Restate each line of the listing exactly, without carrying over any pictures.

## Begin Material

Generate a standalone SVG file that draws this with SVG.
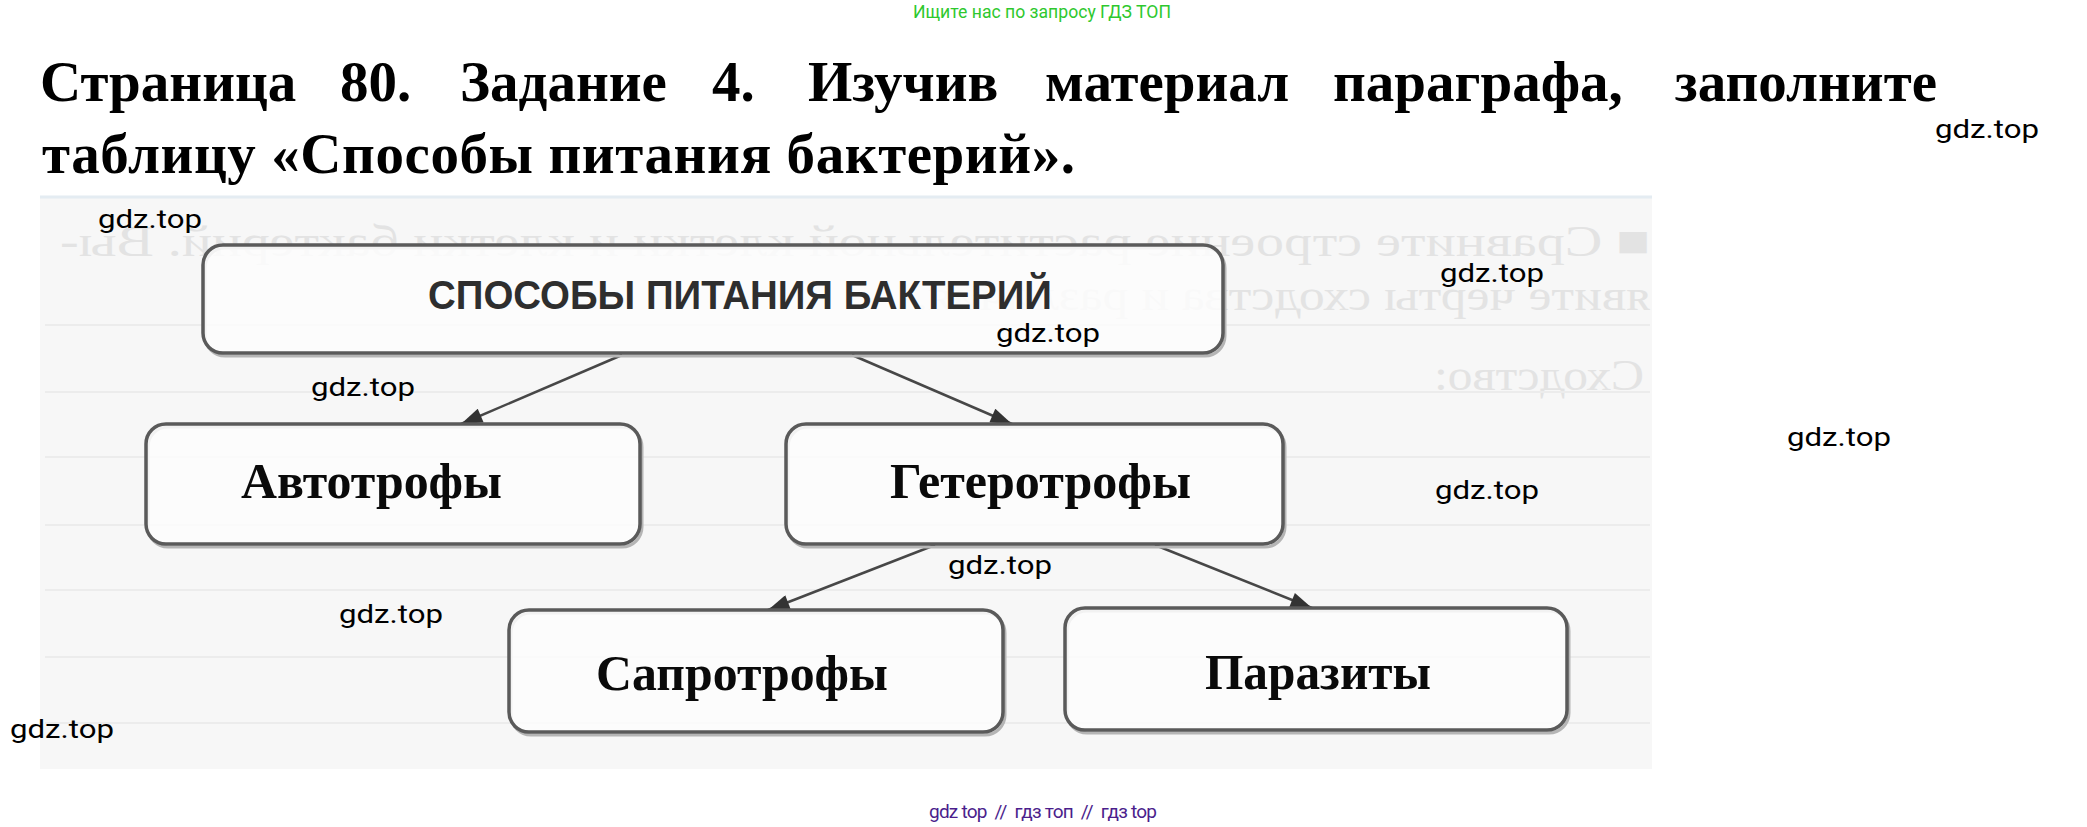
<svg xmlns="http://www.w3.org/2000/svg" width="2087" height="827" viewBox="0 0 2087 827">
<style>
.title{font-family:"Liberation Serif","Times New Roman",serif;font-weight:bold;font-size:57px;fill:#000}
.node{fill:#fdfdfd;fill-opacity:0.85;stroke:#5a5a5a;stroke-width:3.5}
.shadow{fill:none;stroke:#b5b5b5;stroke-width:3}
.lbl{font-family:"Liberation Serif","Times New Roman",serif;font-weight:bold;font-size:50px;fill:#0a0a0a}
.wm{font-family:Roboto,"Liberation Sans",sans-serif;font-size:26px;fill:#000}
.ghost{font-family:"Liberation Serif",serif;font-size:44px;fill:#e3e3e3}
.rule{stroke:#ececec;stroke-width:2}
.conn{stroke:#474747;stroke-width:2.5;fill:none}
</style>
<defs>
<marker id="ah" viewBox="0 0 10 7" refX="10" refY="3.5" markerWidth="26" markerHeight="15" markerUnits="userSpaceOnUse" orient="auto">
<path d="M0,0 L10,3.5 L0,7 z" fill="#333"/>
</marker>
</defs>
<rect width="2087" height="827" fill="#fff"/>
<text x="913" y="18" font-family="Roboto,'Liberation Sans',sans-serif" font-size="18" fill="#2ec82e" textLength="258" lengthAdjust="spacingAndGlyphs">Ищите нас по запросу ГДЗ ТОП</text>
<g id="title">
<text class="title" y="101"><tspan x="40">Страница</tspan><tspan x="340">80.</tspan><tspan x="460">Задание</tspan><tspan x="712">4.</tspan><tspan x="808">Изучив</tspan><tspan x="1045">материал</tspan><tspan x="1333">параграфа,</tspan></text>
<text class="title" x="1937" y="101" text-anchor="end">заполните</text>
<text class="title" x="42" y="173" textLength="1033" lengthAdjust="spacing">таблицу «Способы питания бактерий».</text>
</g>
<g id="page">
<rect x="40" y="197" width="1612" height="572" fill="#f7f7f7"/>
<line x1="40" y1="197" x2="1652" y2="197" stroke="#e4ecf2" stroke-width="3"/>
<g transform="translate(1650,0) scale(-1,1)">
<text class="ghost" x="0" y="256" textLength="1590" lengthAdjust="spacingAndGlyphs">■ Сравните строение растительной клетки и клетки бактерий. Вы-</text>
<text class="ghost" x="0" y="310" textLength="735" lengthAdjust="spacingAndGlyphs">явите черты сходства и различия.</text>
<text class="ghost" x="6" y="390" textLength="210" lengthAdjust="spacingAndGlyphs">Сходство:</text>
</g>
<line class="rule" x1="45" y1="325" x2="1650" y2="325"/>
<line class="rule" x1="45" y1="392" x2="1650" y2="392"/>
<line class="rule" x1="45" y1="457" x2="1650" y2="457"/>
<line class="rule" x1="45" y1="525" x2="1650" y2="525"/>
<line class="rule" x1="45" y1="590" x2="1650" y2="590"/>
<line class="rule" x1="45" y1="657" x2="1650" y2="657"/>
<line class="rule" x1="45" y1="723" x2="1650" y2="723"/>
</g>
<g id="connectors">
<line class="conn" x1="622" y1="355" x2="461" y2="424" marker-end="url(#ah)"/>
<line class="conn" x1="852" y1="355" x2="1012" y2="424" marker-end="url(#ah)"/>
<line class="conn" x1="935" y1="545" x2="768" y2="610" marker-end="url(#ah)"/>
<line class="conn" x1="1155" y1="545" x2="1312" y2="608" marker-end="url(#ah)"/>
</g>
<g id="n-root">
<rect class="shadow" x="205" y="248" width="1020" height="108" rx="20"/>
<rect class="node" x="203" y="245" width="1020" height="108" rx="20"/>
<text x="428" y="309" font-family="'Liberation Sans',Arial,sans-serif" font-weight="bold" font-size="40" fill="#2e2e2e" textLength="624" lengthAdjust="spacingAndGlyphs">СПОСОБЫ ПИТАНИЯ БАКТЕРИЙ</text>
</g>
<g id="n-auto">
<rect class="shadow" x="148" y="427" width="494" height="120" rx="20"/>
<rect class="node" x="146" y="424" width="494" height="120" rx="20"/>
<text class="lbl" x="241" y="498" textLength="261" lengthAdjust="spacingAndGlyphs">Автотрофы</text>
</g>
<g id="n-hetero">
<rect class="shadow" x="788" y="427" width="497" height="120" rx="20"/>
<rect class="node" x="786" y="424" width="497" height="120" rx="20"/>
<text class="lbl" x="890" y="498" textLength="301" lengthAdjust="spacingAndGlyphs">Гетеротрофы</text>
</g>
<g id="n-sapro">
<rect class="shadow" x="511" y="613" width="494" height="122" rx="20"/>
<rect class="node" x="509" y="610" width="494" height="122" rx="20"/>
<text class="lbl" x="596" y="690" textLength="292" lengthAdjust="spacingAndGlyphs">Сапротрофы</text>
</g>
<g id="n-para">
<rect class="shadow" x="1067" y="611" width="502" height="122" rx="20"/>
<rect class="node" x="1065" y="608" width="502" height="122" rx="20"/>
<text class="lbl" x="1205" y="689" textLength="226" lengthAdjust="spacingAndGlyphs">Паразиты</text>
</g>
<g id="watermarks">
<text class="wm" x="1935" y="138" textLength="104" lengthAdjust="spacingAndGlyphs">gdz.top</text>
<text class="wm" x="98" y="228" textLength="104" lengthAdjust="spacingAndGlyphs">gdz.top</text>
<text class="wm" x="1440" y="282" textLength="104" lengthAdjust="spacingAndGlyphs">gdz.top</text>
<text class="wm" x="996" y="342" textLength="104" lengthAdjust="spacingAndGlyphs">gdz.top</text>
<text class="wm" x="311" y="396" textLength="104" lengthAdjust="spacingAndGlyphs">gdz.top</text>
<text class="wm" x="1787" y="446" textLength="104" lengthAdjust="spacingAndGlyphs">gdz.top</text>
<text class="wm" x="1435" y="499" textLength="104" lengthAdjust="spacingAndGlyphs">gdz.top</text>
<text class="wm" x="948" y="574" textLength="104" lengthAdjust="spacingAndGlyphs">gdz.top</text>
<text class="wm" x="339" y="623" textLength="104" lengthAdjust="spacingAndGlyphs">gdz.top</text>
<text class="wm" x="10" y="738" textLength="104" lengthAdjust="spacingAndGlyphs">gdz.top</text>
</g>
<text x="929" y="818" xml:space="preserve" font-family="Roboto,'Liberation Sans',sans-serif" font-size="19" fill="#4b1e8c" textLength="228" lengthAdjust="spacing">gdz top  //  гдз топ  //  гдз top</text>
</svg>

## End Material

# Solution to the exercise:
Generate a standalone SVG file that draws this with SVG.
<svg xmlns="http://www.w3.org/2000/svg" width="2087" height="827" viewBox="0 0 2087 827">
<style>
.title{font-family:"Liberation Serif","Times New Roman",serif;font-weight:bold;font-size:57px;fill:#000}
.node{fill:#fdfdfd;fill-opacity:0.85;stroke:#5a5a5a;stroke-width:3.5}
.shadow{fill:none;stroke:#b5b5b5;stroke-width:3}
.lbl{font-family:"Liberation Serif","Times New Roman",serif;font-weight:bold;font-size:50px;fill:#0a0a0a}
.wm{font-family:Roboto,"Liberation Sans",sans-serif;font-size:26px;fill:#000}
.ghost{font-family:"Liberation Serif",serif;font-size:44px;fill:#e3e3e3}
.rule{stroke:#ececec;stroke-width:2}
.conn{stroke:#474747;stroke-width:2.5;fill:none}
</style>
<defs>
<marker id="ah" viewBox="0 0 10 7" refX="10" refY="3.5" markerWidth="26" markerHeight="15" markerUnits="userSpaceOnUse" orient="auto">
<path d="M0,0 L10,3.5 L0,7 z" fill="#333"/>
</marker>
</defs>
<rect width="2087" height="827" fill="#fff"/>
<text x="913" y="18" font-family="Roboto,'Liberation Sans',sans-serif" font-size="18" fill="#2ec82e" textLength="258" lengthAdjust="spacingAndGlyphs">Ищите нас по запросу ГДЗ ТОП</text>
<g id="title">
<text class="title" y="101"><tspan x="40">Страница</tspan><tspan x="340">80.</tspan><tspan x="460">Задание</tspan><tspan x="712">4.</tspan><tspan x="808">Изучив</tspan><tspan x="1045">материал</tspan><tspan x="1333">параграфа,</tspan></text>
<text class="title" x="1937" y="101" text-anchor="end">заполните</text>
<text class="title" x="42" y="173" textLength="1033" lengthAdjust="spacing">таблицу «Способы питания бактерий».</text>
</g>
<g id="page">
<rect x="40" y="197" width="1612" height="572" fill="#f7f7f7"/>
<line x1="40" y1="197" x2="1652" y2="197" stroke="#e4ecf2" stroke-width="3"/>
<g transform="translate(1650,0) scale(-1,1)">
<text class="ghost" x="0" y="256" textLength="1590" lengthAdjust="spacingAndGlyphs">■ Сравните строение растительной клетки и клетки бактерий. Вы-</text>
<text class="ghost" x="0" y="310" textLength="735" lengthAdjust="spacingAndGlyphs">явите черты сходства и различия.</text>
<text class="ghost" x="6" y="390" textLength="210" lengthAdjust="spacingAndGlyphs">Сходство:</text>
</g>
<line class="rule" x1="45" y1="325" x2="1650" y2="325"/>
<line class="rule" x1="45" y1="392" x2="1650" y2="392"/>
<line class="rule" x1="45" y1="457" x2="1650" y2="457"/>
<line class="rule" x1="45" y1="525" x2="1650" y2="525"/>
<line class="rule" x1="45" y1="590" x2="1650" y2="590"/>
<line class="rule" x1="45" y1="657" x2="1650" y2="657"/>
<line class="rule" x1="45" y1="723" x2="1650" y2="723"/>
</g>
<g id="connectors">
<line class="conn" x1="622" y1="355" x2="461" y2="424" marker-end="url(#ah)"/>
<line class="conn" x1="852" y1="355" x2="1012" y2="424" marker-end="url(#ah)"/>
<line class="conn" x1="935" y1="545" x2="768" y2="610" marker-end="url(#ah)"/>
<line class="conn" x1="1155" y1="545" x2="1312" y2="608" marker-end="url(#ah)"/>
</g>
<g id="n-root">
<rect class="shadow" x="205" y="248" width="1020" height="108" rx="20"/>
<rect class="node" x="203" y="245" width="1020" height="108" rx="20"/>
<text x="428" y="309" font-family="'Liberation Sans',Arial,sans-serif" font-weight="bold" font-size="40" fill="#2e2e2e" textLength="624" lengthAdjust="spacingAndGlyphs">СПОСОБЫ ПИТАНИЯ БАКТЕРИЙ</text>
</g>
<g id="n-auto">
<rect class="shadow" x="148" y="427" width="494" height="120" rx="20"/>
<rect class="node" x="146" y="424" width="494" height="120" rx="20"/>
<text class="lbl" x="241" y="498" textLength="261" lengthAdjust="spacingAndGlyphs">Автотрофы</text>
</g>
<g id="n-hetero">
<rect class="shadow" x="788" y="427" width="497" height="120" rx="20"/>
<rect class="node" x="786" y="424" width="497" height="120" rx="20"/>
<text class="lbl" x="890" y="498" textLength="301" lengthAdjust="spacingAndGlyphs">Гетеротрофы</text>
</g>
<g id="n-sapro">
<rect class="shadow" x="511" y="613" width="494" height="122" rx="20"/>
<rect class="node" x="509" y="610" width="494" height="122" rx="20"/>
<text class="lbl" x="596" y="690" textLength="292" lengthAdjust="spacingAndGlyphs">Сапротрофы</text>
</g>
<g id="n-para">
<rect class="shadow" x="1067" y="611" width="502" height="122" rx="20"/>
<rect class="node" x="1065" y="608" width="502" height="122" rx="20"/>
<text class="lbl" x="1205" y="689" textLength="226" lengthAdjust="spacingAndGlyphs">Паразиты</text>
</g>
<g id="watermarks">
<text class="wm" x="1935" y="138" textLength="104" lengthAdjust="spacingAndGlyphs">gdz.top</text>
<text class="wm" x="98" y="228" textLength="104" lengthAdjust="spacingAndGlyphs">gdz.top</text>
<text class="wm" x="1440" y="282" textLength="104" lengthAdjust="spacingAndGlyphs">gdz.top</text>
<text class="wm" x="996" y="342" textLength="104" lengthAdjust="spacingAndGlyphs">gdz.top</text>
<text class="wm" x="311" y="396" textLength="104" lengthAdjust="spacingAndGlyphs">gdz.top</text>
<text class="wm" x="1787" y="446" textLength="104" lengthAdjust="spacingAndGlyphs">gdz.top</text>
<text class="wm" x="1435" y="499" textLength="104" lengthAdjust="spacingAndGlyphs">gdz.top</text>
<text class="wm" x="948" y="574" textLength="104" lengthAdjust="spacingAndGlyphs">gdz.top</text>
<text class="wm" x="339" y="623" textLength="104" lengthAdjust="spacingAndGlyphs">gdz.top</text>
<text class="wm" x="10" y="738" textLength="104" lengthAdjust="spacingAndGlyphs">gdz.top</text>
</g>
<text x="929" y="818" xml:space="preserve" font-family="Roboto,'Liberation Sans',sans-serif" font-size="19" fill="#4b1e8c" textLength="228" lengthAdjust="spacing">gdz top  //  гдз топ  //  гдз top</text>
</svg>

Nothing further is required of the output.